If his rabbi is behind him, the Beit Yosef, Orach Chaim 90:24, writes that one must be stringent even farther away than four amot, since even then this can be expressed as arrogance (yohara) towards his rabbi. The Shulchan Aruch in Orach Chaim does not mention this, but in Yoreh De’ah 242:16, states explicitly that even when his rabbi is behind him, four amot are sufficient. That seems to be the opinion of the Rama as well who refers to Yoreh De’ah. Therefore, in practice, the Shulchan Aruch retracted what he wrote in the Beit Yosef. However, the Kaf HaChaim 144 writes that one should be stringent when he can.
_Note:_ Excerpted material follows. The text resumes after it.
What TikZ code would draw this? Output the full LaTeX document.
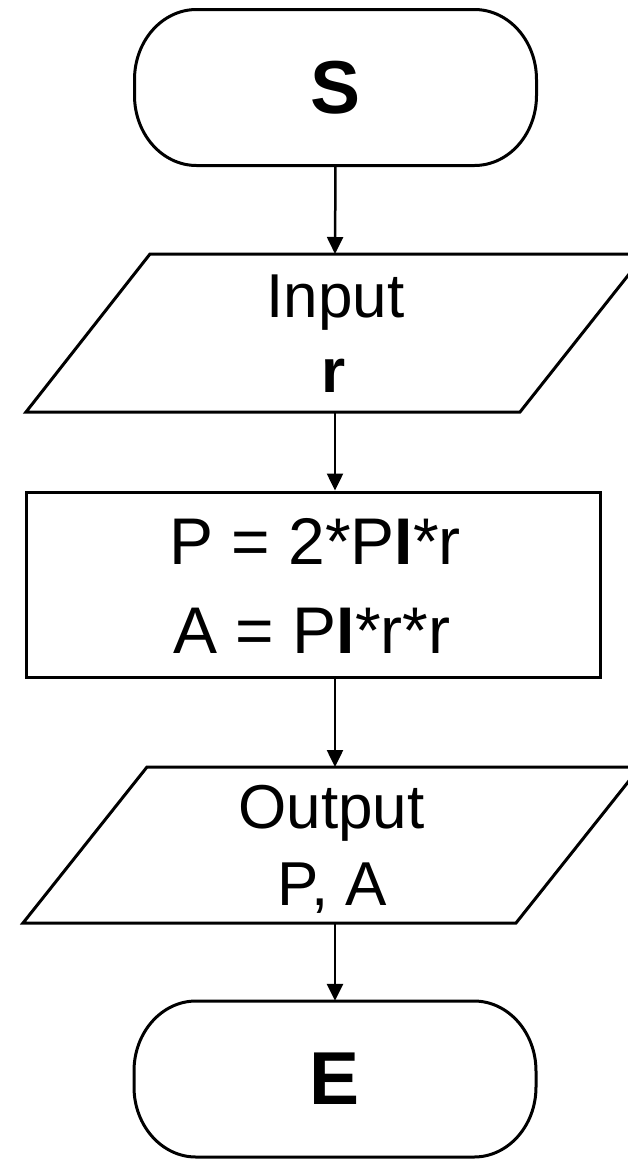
\documentclass[tikz,border=0pt]{standalone}
\usepackage{fontspec}
\setmainfont{Liberation Sans}
\usetikzlibrary{arrows.meta}
\begin{document}
\begin{tikzpicture}[x=1pt,y=-1pt,
  box/.style={draw=black,line width=3pt},
  term/.style={inner sep=0pt,font=\fontsize{75}{80}\selectfont\bfseries},
  termshape/.pic={\draw[box] (-139,-78) -- (139,-78) .. controls (173.2,-78) and (201,-46.7) .. (201,-8) -- (201,8) .. controls (201,46.7) and (173.2,78) .. (139,78) -- (-139,78) .. controls (-173.2,78) and (-201,46.7) .. (-201,8) -- (-201,-8) .. controls (-201,-46.7) and (-173.2,-78) .. (-139,-78) -- cycle;},
  anchorbox/.style={inner sep=0pt,outer sep=0pt,minimum width=400pt},
  txt/.style={anchor=base,inner sep=0pt,font=\fontsize{62}{70}\selectfont},
  ptxt/.style={anchor=base,inner sep=0pt,font=\fontsize{66}{70}\selectfont},
  flow/.style={line width=2.5pt,-{Triangle[width=16pt,length=17pt]}}]
\useasboundingbox (0,0) rectangle (628,1160);
\clip (0,0) rectangle (628,1160);
% start
\node[term,minimum width=403pt,minimum height=157pt] (start) at (335.5,87.5) {S};
\pic at (start.center) {termshape};
% input
\draw[box,line join=miter] (150,254) -- (645,254) -- (520,412) -- (26,412) -- cycle;
\node[anchorbox,minimum height=158pt] (in) at (335,333) {};
\node[txt] (inA) at (335.5,317) {Input};
\node[txt] (inB) at (334,392) {\bfseries r};
% process
\node[box,inner sep=0pt,minimum width=574pt,minimum height=185pt] (proc) at (313,584.5) {};
\node[ptxt] (pA) at (315,564) {P = 2*P\textbf{I}*r};
\node[ptxt] (pB) at (312,653) {A = P\textbf{I}*r*r};
% output
\draw[box,line join=miter] (147,767) -- (640,767) -- (516,923) -- (23,923) -- cycle;
\node[anchorbox,minimum height=156pt] (out) at (335,845) {};
\node[txt] (oA) at (331.5,828) {Output};
\node[txt] (oB) at (332.5,905) {P, A};
% end
\node[term,minimum width=400pt,minimum height=156pt] (end) at (335,1079) {E};
\pic at (end.center) {termshape};
% connectors
\draw[flow] (start.south) -- (in.north);
\draw[flow] (in.south) -- (proc.north -| in.south);
\draw[flow] (proc.south -| in.south) -- (out.north);
\draw[flow] (out.south) -- (end.north);
\end{tikzpicture}
\end{document}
Additionally, the ruling regarding one’s father is like the law concerning one’s primary rabbi, as brought by the Mishnah Berurah 73, in the name of the Chayei Adam. However, fathers are usually happy that their children pray next to them. Therefore, anyone who knows that his father wants him to sit next to him is permitted to sit there and fulfills a mitzvah by doing so, for when a father relinquishes his honor, his honor is relinquished. But one may not pray behind his father or in front of him, unless his father explicitly tells him he may pray there.